Pero si la base inmanente de los principios normativos de la teoría crítica dentro del mundo social descansa finalmente en una afirmación sobre la evolución social o los procesos de aprendizaje sociocultural, entonces esto significa que los estándares normativos que nos permiten imaginar una sociedad buena o más justa —el principio del discurso, por ejemplo, o la idea de la libertad social— están justificados —de nuevo, al menos en parte— en la medida en que son el resultado de un proceso de desarrollo o aprendizaje sociocultural (Owen, 2002; Iser, 2008). En otras palabras, las dos concepciones de progreso delineadas anteriormente están relacionadas debido a que tal progreso como un imperativo moral-político está, para Habermas y Honneth, basado en la orientación normativa básica que se apoya en la concepción del progreso como un «hecho» histórico.

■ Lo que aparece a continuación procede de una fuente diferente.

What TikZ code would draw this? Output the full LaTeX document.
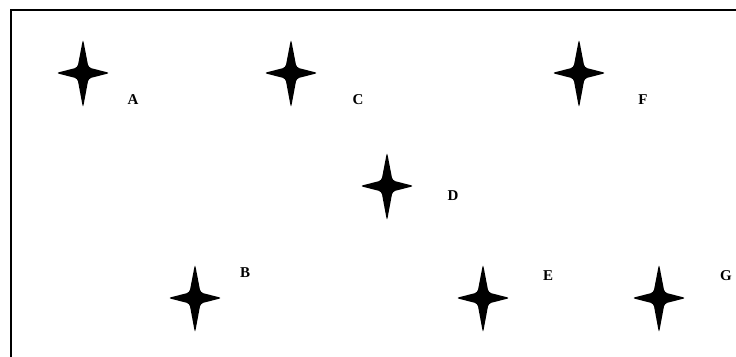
\documentclass[tikz,border=0pt]{standalone}
\usepackage{fontspec}
\setmainfont{Liberation Serif}
\begin{document}
\begin{tikzpicture}[x=1pt,y=-1pt,
  sparkle/.pic={
    \fill[rounded corners=3pt]
      (0,-34) -- (5.5,-5.5) -- (27,0) -- (5.5,5.5) -- (0,35)
      -- (-5.5,5.5) -- (-27,0) -- (-5.5,-5.5) -- cycle;
  },
  tag/.style={font=\bfseries\fontsize{15}{17}\selectfont, inner sep=0pt}]
  \useasboundingbox (0,0) rectangle (736,356);
  % frame, open towards the right and bottom
  \draw[line width=2pt] (11,360) -- (11,10) -- (740,10);
  % stars and their letters
  \path (83,73) pic {sparkle};   \node[tag] (A) at (133,100) {A};
  \path (291,73) pic {sparkle};  \node[tag] (C) at (358,100) {C};
  \path (579,73) pic {sparkle};  \node[tag] (F) at (643,100) {F};
  \path (387,186) pic {sparkle}; \node[tag] (D) at (453,196) {D};
  \path (195,298) pic {sparkle}; \node[tag] (B) at (245,273) {B};
  \path (483,298) pic {sparkle}; \node[tag] (E) at (548,276) {E};
  \path (659,298) pic {sparkle}; \node[tag] (G) at (726,276) {G};
\end{tikzpicture}
\end{document}
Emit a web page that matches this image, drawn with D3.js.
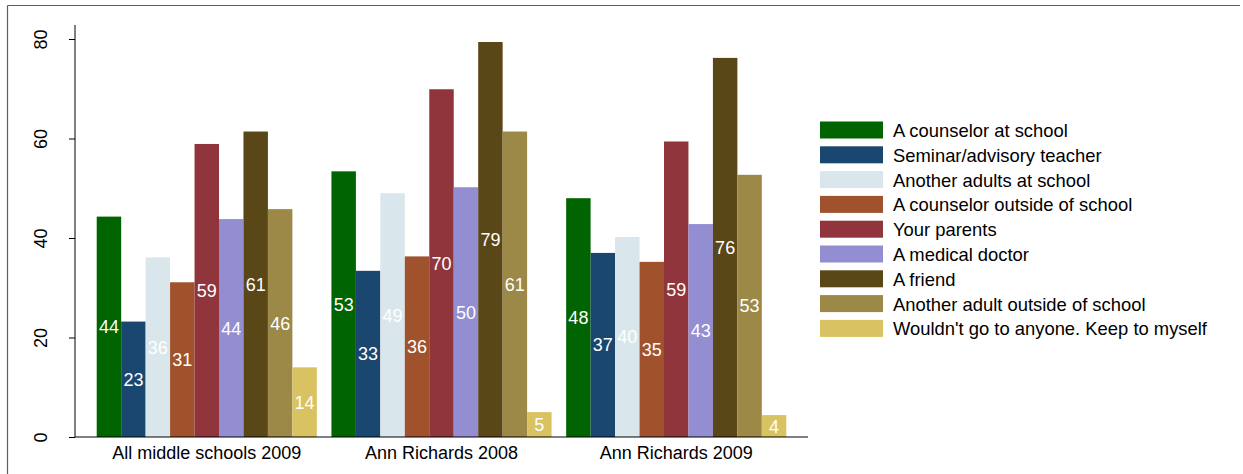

La perspectiva normativa que sirve para orientar la concepción prospectiva de progreso se justifica por la historia retrospectiva de cómo «nuestro» vocabulario moral moderno, europeo e ilustrado, y «nuestros» ideales políticos son el resultado de un proceso de aprendizaje y, por lo tanto, ni meramente convencionales ni fundamentados en alguna concepción a priori o trascendental de la razón pura. Esta orientación normativa, a su vez, nos proporciona una concepción de la sociedad «buena» o «más justa» que proporciona la base para nuestros esfuerzos morales y políticos.